We introduce Calligrapher, a novel diffusion-based framework that innovatively integrates advanced text customization with artistic typography for digital calligraphy and design applications. Addressing the challenges of precise style control and data dependency in typographic customization, our framework incorporates three key technical contributions. First, we develop a self-distillation mechanism that leverages the pre-trained text-to-image generative model itself alongside the large language model to automatically construct a style-centric typography benchmark. Second, we introduce a localized style injection framework via a trainable style encoder, which comprises both Qformer and linear layers, to extract robust style features from reference images. An in-context generation mechanism is also employed to directly embed reference images into the denoising process, further enhancing the refined alignment of target styles. Extensive quantitative and qualitative evaluations across diverse fonts and design contexts confirm Calligrapher's accurate reproduction of intricate stylistic details and precise glyph positioning. By automating high-quality, visually consistent typography, Calligrapher surpasses traditional models, empowering creative practitioners in digital art, branding, and contextual typographic design.

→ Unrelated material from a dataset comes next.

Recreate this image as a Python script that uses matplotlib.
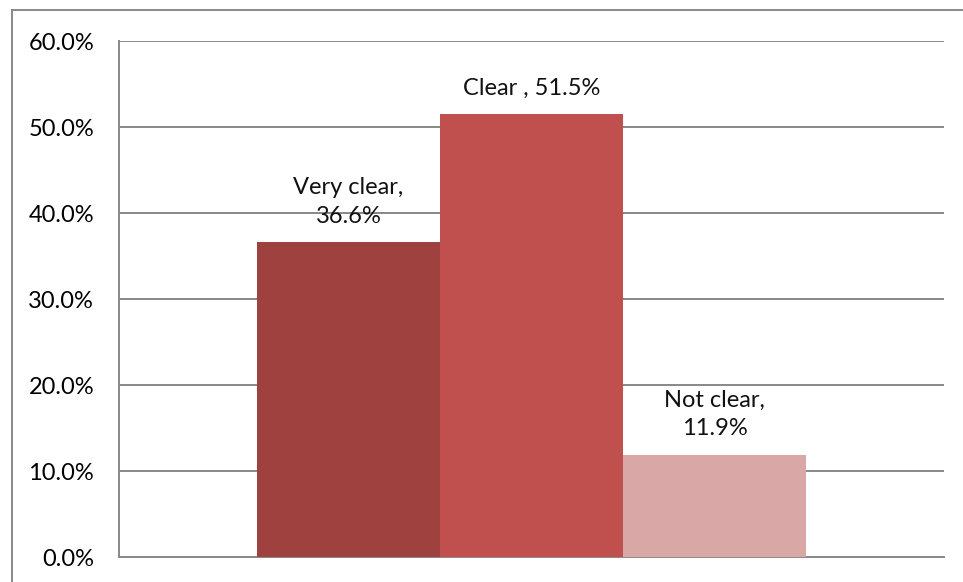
import matplotlib
matplotlib.use("Agg")
import matplotlib.pyplot as plt
from matplotlib.lines import Line2D

categories = ["Very clear", "Clear ", "Not clear"]
values = [36.6, 51.5, 11.9]
labels = ["Very clear,\n36.6%", "Clear , 51.5%", "Not clear,\n11.9%"]
colors = ["#9E413F", "#C0504D", "#D9A7A6"]
yticks = [0, 10, 20, 30, 40, 50, 60]

plt.rcParams['font.family'] = ['Lato', 'DejaVu Sans']

W, H = 963, 582
fig = plt.figure(figsize=(W / 100, H / 100), dpi=100)
ax = fig.add_axes([119 / W, 1 - 557 / H, (944 - 119) / W, (557 - 41) / H])

pos = [-1, 0, 1]
ax.bar(pos, values, width=1.0, color=colors, zorder=3)

for x, v, lab in zip(pos, values, labels):
    ax.annotate(lab, (x, v), xytext=(0, 11), textcoords='offset points',
                ha='center', va='bottom', fontsize=17, color='#111111',
                linespacing=1.45, zorder=4)

ax.set_xlim(-2.254, 2.254)
ax.set_ylim(0, 60)
ax.set_yticks(yticks)
ax.set_yticklabels([f"{t:.1f}%" for t in yticks], fontsize=17)
ax.set_xticks([])
ax.tick_params(axis='y', length=0, pad=18)
ax.yaxis.grid(True, color='#888888', linewidth=1.4, zorder=0)
ax.set_axisbelow(True)

for side in ['top', 'right']:
    ax.spines[side].set_visible(False)
ax.spines['left'].set_color('#888888')
ax.spines['left'].set_linewidth(1.4)
ax.spines['bottom'].set_color('#888888')
ax.spines['bottom'].set_linewidth(1.4)

# outer chart frame (left and top edges)
fig.add_artist(Line2D([12 / W, 12 / W], [0, 1 - 10 / H], transform=fig.transFigure,
                      color='#888888', linewidth=1.4))
fig.add_artist(Line2D([12 / W, 1], [1 - 10 / H, 1 - 10 / H], transform=fig.transFigure,
                      color='#888888', linewidth=1.4))

fig.savefig("out.png", dpi=100)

Training framework of Calligrapher, demonstrating the integration of localized style injection and diffusion-based learning. The framework processes masked images through a Variational Auto-Encoder (VAE) to obtain latent representations, concatenated with mask and noise latents. A style encoder comprising a visual encoder, Qformer, and linear layers is designed to extract style-related features from the reference style image, while text embeddings (e.g., "gic" in the case) modulate the denoising transformer. In the denoising block, style attention predicted from the style features replaces the original cross-attention, injecting style embeddings with the denoiser's query to enable granular typographic control in the latent space. The model is optimized under the flow-matching learning objective with the self-distillation typography dataset.
Qualitative results of Calligrapher under various settings. We demonstrate text customization results respectively under settings of (a) self-reference, (b) cross-reference, and (c) non-text reference. Reference-based image generation results are also incorporated in (d).